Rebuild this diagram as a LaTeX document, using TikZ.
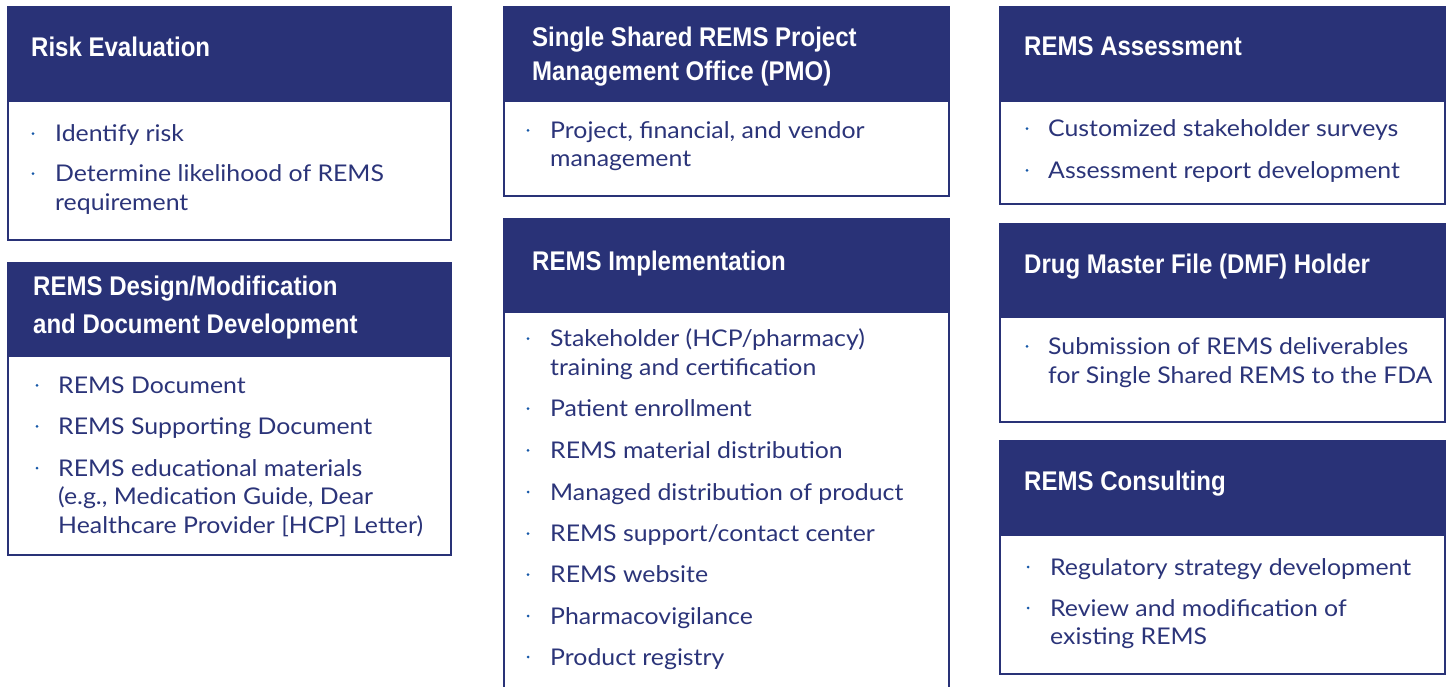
\documentclass[tikz,border=0pt]{standalone}
\usepackage{fontspec}
\setmainfont[FakeStretch=1.08]{Lato}
\newfontfamily\headfont[FakeStretch=0.89]{Liberation Sans}
\usepackage{tikz}
\usepackage{xcolor}

\tikzset{
	headtext/.style={anchor=base west, inner sep=0pt, align=left, text=white,
		font={\headfont\bfseries\fontsize{27}{34}\selectfont}},
	itemtext/.style={anchor=base west, inner sep=0pt, align=left, text=TEXTBLUE,
		font={\fontsize{23}{28.7}\selectfont}},
	dot/.style={circle, fill=DOTBLUE, inner sep=0pt, minimum size=3pt},
	frame/.style={draw=NAVY, line width=2pt}
}

\begin{document}
\begin{tikzpicture}[x=1pt, y=-1pt]
				\definecolor{NAVY}{RGB}{41, 50, 119}
				\definecolor{TEXTBLUE}{RGB}{43, 52, 121}
				\definecolor{DOTBLUE}{RGB}{22, 88, 168}
				\useasboundingbox (0,0) rectangle (1449,687);
				
				\begin{scope}[shift={(7,6)}]
					\fill[NAVY] (0,0) rectangle (445,96);
					\draw[frame] (1,96) -- (1,234) -- (444,234) -- (444,96);
					\node[headtext] (risk-head) at (24,50.7) {Risk Evaluation};
					\foreach \yy/\nl/\txt [count=\i] in {135.7/0/{Identify risk},
						175.7/1/{Determine likelihood of REMS\\requirement}}
						{\node[dot] (risk-dot\i) at (26,\yy-8) {};
						\node[itemtext] (risk-item\i) at (48,\yy+\nl*28.7) {\txt};}
				\end{scope}
				
				\begin{scope}[shift={(7,262)}]
					\fill[NAVY] (0,0) rectangle (445,95);
					\draw[frame] (1,95) -- (1,293) -- (444,293) -- (444,95);
					\node[headtext, font={\headfont\bfseries\fontsize{27}{37.5}\selectfont}] (design-head) at (26,71.2)
						{REMS Design/Modification\\and Document Development};
					\foreach \yy/\nl/\txt [count=\i] in {131.3/0/{REMS Document},
						172.3/0/{REMS Supporting Document},
						214/2/{REMS educational materials\\(e.g., Medication Guide, Dear\\Healthcare Provider [HCP] Letter)}}
						{\node[dot] (design-dot\i) at (30,\yy-8) {};
						\node[itemtext] (design-item\i) at (51,\yy+\nl*28.7) {\txt};}
				\end{scope}
				
				\begin{scope}[shift={(503,6)}]
					\fill[NAVY] (0,0) rectangle (447,96);
					\draw[frame] (1,96) -- (1,190) -- (446,190) -- (446,96);
					\node[headtext] (pmo-head) at (29,74.7)
						{Single Shared REMS Project\\Management Office (PMO)};
					\foreach \yy/\nl/\txt [count=\i] in {132.3/1/{Project, financial, and vendor\\management}}
						{\node[dot] (pmo-dot\i) at (25,\yy-8) {};
						\node[itemtext] (pmo-item\i) at (47,\yy+\nl*28.7) {\txt};}
				\end{scope}
				
				\begin{scope}[shift={(503,218)}]
					\fill[NAVY] (0,0) rectangle (447,95);
					\draw[frame] (1,95) -- (1,472);
					\draw[frame] (446,95) -- (446,472);
					\node[headtext] (impl-head) at (29,52) {REMS Implementation};
					\foreach \yy/\nl/\txt [count=\i] in {128.7/1/{Stakeholder (HCP/pharmacy)\\training and certification},
						198.7/0/{Patient enrollment},
						240.3/0/{REMS material distribution},
						282/0/{Managed distribution of product},
						323.7/0/{REMS support/contact center},
						364.7/0/{REMS website},
						406/0/{Pharmacovigilance},
						447/0/{Product registry}}
						{\node[dot] (impl-dot\i) at (25,\yy-8) {};
						\node[itemtext] (impl-item\i) at (47,\yy+\nl*28.7) {\txt};}
				\end{scope}
				
				\begin{scope}[shift={(999,6)}]
					\fill[NAVY] (0,0) rectangle (447,96);
					\draw[frame] (1,96) -- (1,198) -- (446,198) -- (446,96);
					\node[headtext] (assess-head) at (25,50) {REMS Assessment};
					\foreach \yy/\nl/\txt [count=\i] in {130.7/0/{Customized stakeholder surveys},
						172.3/0/{Assessment report development}}
						{\node[dot] (assess-dot\i) at (28,\yy-8) {};
						\node[itemtext] (assess-item\i) at (49,\yy+\nl*28.7) {\txt};}
				\end{scope}
				
				\begin{scope}[shift={(999,223)}]
					\fill[NAVY] (0,0) rectangle (447,95);
					\draw[frame] (1,95) -- (1,199) -- (446,199) -- (446,95);
					\node[headtext] (dmf-head) at (25,50.3) {Drug Master File (DMF) Holder};
					\foreach \yy/\nl/\txt [count=\i] in {131.3/1/{Submission of REMS deliverables\\for Single Shared REMS to the FDA}}
						{\node[dot] (dmf-dot\i) at (28,\yy-8) {};
						\node[itemtext] (dmf-item\i) at (49,\yy+\nl*28.7) {\txt};}
				\end{scope}
				
				\begin{scope}[shift={(999,440)}]
					\fill[NAVY] (0,0) rectangle (447,96);
					\draw[frame] (1,96) -- (1,234) -- (446,234) -- (446,96);
					\node[headtext] (consult-head) at (25,50) {REMS Consulting};
					\foreach \yy/\nl/\txt [count=\i] in {135/0/{Regulatory strategy development},
						176/1/{Review and modification of\\existing REMS}}
						{\node[dot] (consult-dot\i) at (29,\yy-8) {};
						\node[itemtext] (consult-item\i) at (51,\yy+\nl*28.7) {\txt};}
				\end{scope}
				
			\end{tikzpicture}
\end{document}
__________________________________________________
▶ [REQUEST]
Output all of the data exactly as it stands, minus any images.

▶ [COMPLETED EXERCISE]
Rebuild this diagram as a LaTeX document, using TikZ.
\documentclass[tikz,border=0pt]{standalone}
\usepackage{fontspec}
\setmainfont[FakeStretch=1.08]{Lato}
\newfontfamily\headfont[FakeStretch=0.89]{Liberation Sans}
\usepackage{tikz}
\usepackage{xcolor}

\tikzset{
	headtext/.style={anchor=base west, inner sep=0pt, align=left, text=white,
		font={\headfont\bfseries\fontsize{27}{34}\selectfont}},
	itemtext/.style={anchor=base west, inner sep=0pt, align=left, text=TEXTBLUE,
		font={\fontsize{23}{28.7}\selectfont}},
	dot/.style={circle, fill=DOTBLUE, inner sep=0pt, minimum size=3pt},
	frame/.style={draw=NAVY, line width=2pt}
}

\begin{document}
\begin{tikzpicture}[x=1pt, y=-1pt]
				\definecolor{NAVY}{RGB}{41, 50, 119}
				\definecolor{TEXTBLUE}{RGB}{43, 52, 121}
				\definecolor{DOTBLUE}{RGB}{22, 88, 168}
				\useasboundingbox (0,0) rectangle (1449,687);
				
				\begin{scope}[shift={(7,6)}]
					\fill[NAVY] (0,0) rectangle (445,96);
					\draw[frame] (1,96) -- (1,234) -- (444,234) -- (444,96);
					\node[headtext] (risk-head) at (24,50.7) {Risk Evaluation};
					\foreach \yy/\nl/\txt [count=\i] in {135.7/0/{Identify risk},
						175.7/1/{Determine likelihood of REMS\\requirement}}
						{\node[dot] (risk-dot\i) at (26,\yy-8) {};
						\node[itemtext] (risk-item\i) at (48,\yy+\nl*28.7) {\txt};}
				\end{scope}
				
				\begin{scope}[shift={(7,262)}]
					\fill[NAVY] (0,0) rectangle (445,95);
					\draw[frame] (1,95) -- (1,293) -- (444,293) -- (444,95);
					\node[headtext, font={\headfont\bfseries\fontsize{27}{37.5}\selectfont}] (design-head) at (26,71.2)
						{REMS Design/Modification\\and Document Development};
					\foreach \yy/\nl/\txt [count=\i] in {131.3/0/{REMS Document},
						172.3/0/{REMS Supporting Document},
						214/2/{REMS educational materials\\(e.g., Medication Guide, Dear\\Healthcare Provider [HCP] Letter)}}
						{\node[dot] (design-dot\i) at (30,\yy-8) {};
						\node[itemtext] (design-item\i) at (51,\yy+\nl*28.7) {\txt};}
				\end{scope}
				
				\begin{scope}[shift={(503,6)}]
					\fill[NAVY] (0,0) rectangle (447,96);
					\draw[frame] (1,96) -- (1,190) -- (446,190) -- (446,96);
					\node[headtext] (pmo-head) at (29,74.7)
						{Single Shared REMS Project\\Management Office (PMO)};
					\foreach \yy/\nl/\txt [count=\i] in {132.3/1/{Project, financial, and vendor\\management}}
						{\node[dot] (pmo-dot\i) at (25,\yy-8) {};
						\node[itemtext] (pmo-item\i) at (47,\yy+\nl*28.7) {\txt};}
				\end{scope}
				
				\begin{scope}[shift={(503,218)}]
					\fill[NAVY] (0,0) rectangle (447,95);
					\draw[frame] (1,95) -- (1,472);
					\draw[frame] (446,95) -- (446,472);
					\node[headtext] (impl-head) at (29,52) {REMS Implementation};
					\foreach \yy/\nl/\txt [count=\i] in {128.7/1/{Stakeholder (HCP/pharmacy)\\training and certification},
						198.7/0/{Patient enrollment},
						240.3/0/{REMS material distribution},
						282/0/{Managed distribution of product},
						323.7/0/{REMS support/contact center},
						364.7/0/{REMS website},
						406/0/{Pharmacovigilance},
						447/0/{Product registry}}
						{\node[dot] (impl-dot\i) at (25,\yy-8) {};
						\node[itemtext] (impl-item\i) at (47,\yy+\nl*28.7) {\txt};}
				\end{scope}
				
				\begin{scope}[shift={(999,6)}]
					\fill[NAVY] (0,0) rectangle (447,96);
					\draw[frame] (1,96) -- (1,198) -- (446,198) -- (446,96);
					\node[headtext] (assess-head) at (25,50) {REMS Assessment};
					\foreach \yy/\nl/\txt [count=\i] in {130.7/0/{Customized stakeholder surveys},
						172.3/0/{Assessment report development}}
						{\node[dot] (assess-dot\i) at (28,\yy-8) {};
						\node[itemtext] (assess-item\i) at (49,\yy+\nl*28.7) {\txt};}
				\end{scope}
				
				\begin{scope}[shift={(999,223)}]
					\fill[NAVY] (0,0) rectangle (447,95);
					\draw[frame] (1,95) -- (1,199) -- (446,199) -- (446,95);
					\node[headtext] (dmf-head) at (25,50.3) {Drug Master File (DMF) Holder};
					\foreach \yy/\nl/\txt [count=\i] in {131.3/1/{Submission of REMS deliverables\\for Single Shared REMS to the FDA}}
						{\node[dot] (dmf-dot\i) at (28,\yy-8) {};
						\node[itemtext] (dmf-item\i) at (49,\yy+\nl*28.7) {\txt};}
				\end{scope}
				
				\begin{scope}[shift={(999,440)}]
					\fill[NAVY] (0,0) rectangle (447,96);
					\draw[frame] (1,96) -- (1,234) -- (446,234) -- (446,96);
					\node[headtext] (consult-head) at (25,50) {REMS Consulting};
					\foreach \yy/\nl/\txt [count=\i] in {135/0/{Regulatory strategy development},
						176/1/{Review and modification of\\existing REMS}}
						{\node[dot] (consult-dot\i) at (29,\yy-8) {};
						\node[itemtext] (consult-item\i) at (51,\yy+\nl*28.7) {\txt};}
				\end{scope}
				
			\end{tikzpicture}
\end{document}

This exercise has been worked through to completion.